Making Rose Cream for Aging Skin
I recently lost a lot of weight. Besides the saggy skin, the biggest disappointment is the wrinkled skin on my face. The plump fat in my face stretched out the wrinkles pretty good, so it was a shock to see them in the mirror. I had to do something fast!
I was not going to run out and spend $100 on some fancy face cream though. For one thing, you don’t know exactly what’s in it, or if it will work (most often not). And another, I know that roses are so good for the skin and have been traditionally used in skin creams. They contain all kinds of nutrients and vitamins like A,B-3, D, and E…not to mention vitamin C (rose hips also contain very high amounts of vitamin C, so that’s why they are good to add to immune-supporting recipes).

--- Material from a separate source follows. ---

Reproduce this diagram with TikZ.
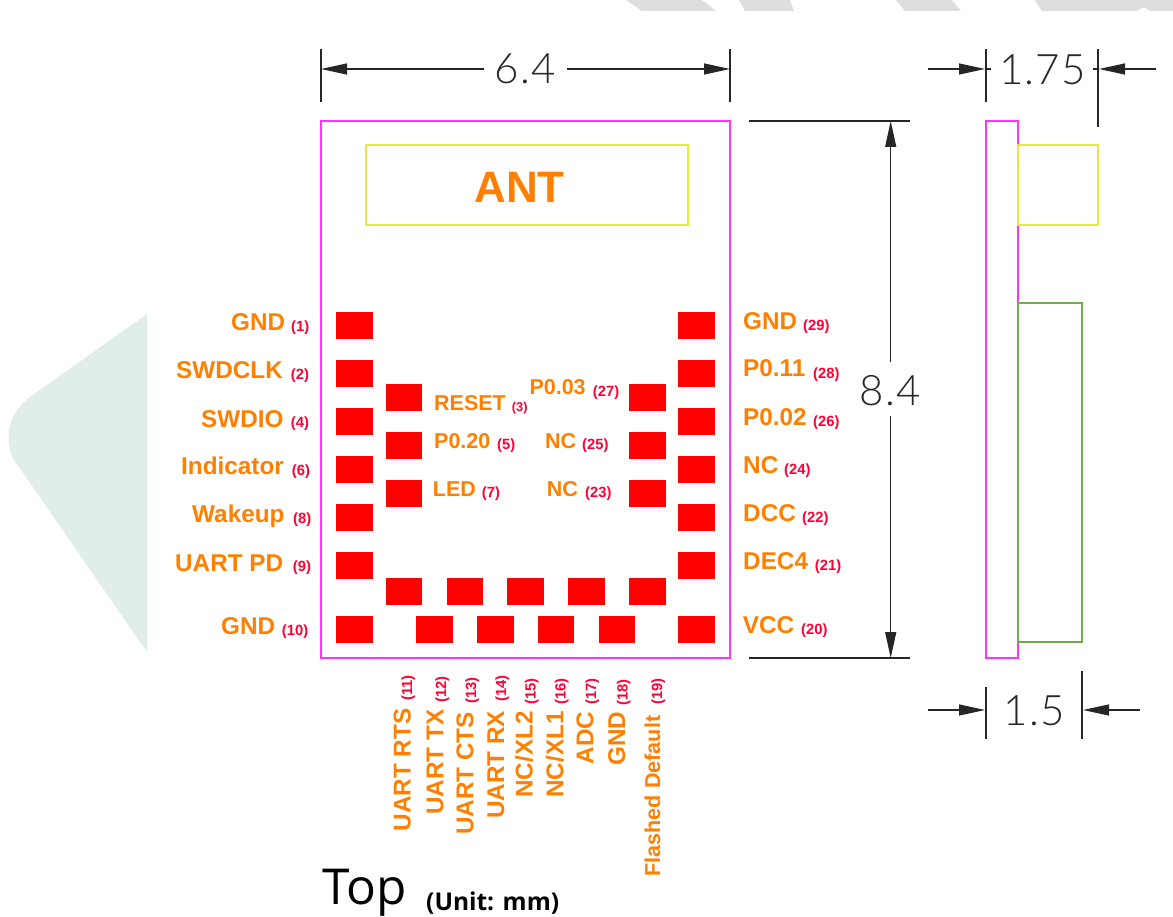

My first step was to dry rose petals this summer. I use only the old fashioned, scented roses. Modern roses have been bred for beauty and the scent left by the wayside. The old-fashioned scented ones are the ones you want. I picked the petals when they were dry on a sunny day and spread them out on newspapers until they were completely dry and crumbly. You can store them then in glass jars until ready to use. If you don’t have access to the type of rose petals you need, you can always purchase them pre-dried. See below for the link.
Fill a quart jar with 1 cup of dried rose petals and 1 cup of a good quality oil. You can use olive, almond or jojoba is always good for skin. Seal and shake the jar once or twice a day. Thoroughly remove petals after two to three weeks, using a cheese cloth or coffee filter to strain out all of the plant parts from the oil. The remaining oil is the rose infused oil. I like to add about 25 drops of rose absolute essential oil if you want to splurge or rose geranium essential oil. Either of these essential oils enhance your product and give you the sweet rose aroma you are looking for.
Now on to turning it into a silky cream. You will need 1/4 to 1/3 cup beeswax, and 1 cup rose-infused oil with essential oils added. Use a pan you set aside for melting beeswax in and slowly melt the beeswax until it is just melted, warm but not hot. Slowly whip it into your oil and it should turn creamy. Pour into a glass jar (jelly jars work well). For harder cream use a bit more beeswax, and for a softer version use a bit less. You will have to experiment to find just the right consistency for you. It should keep well for several months.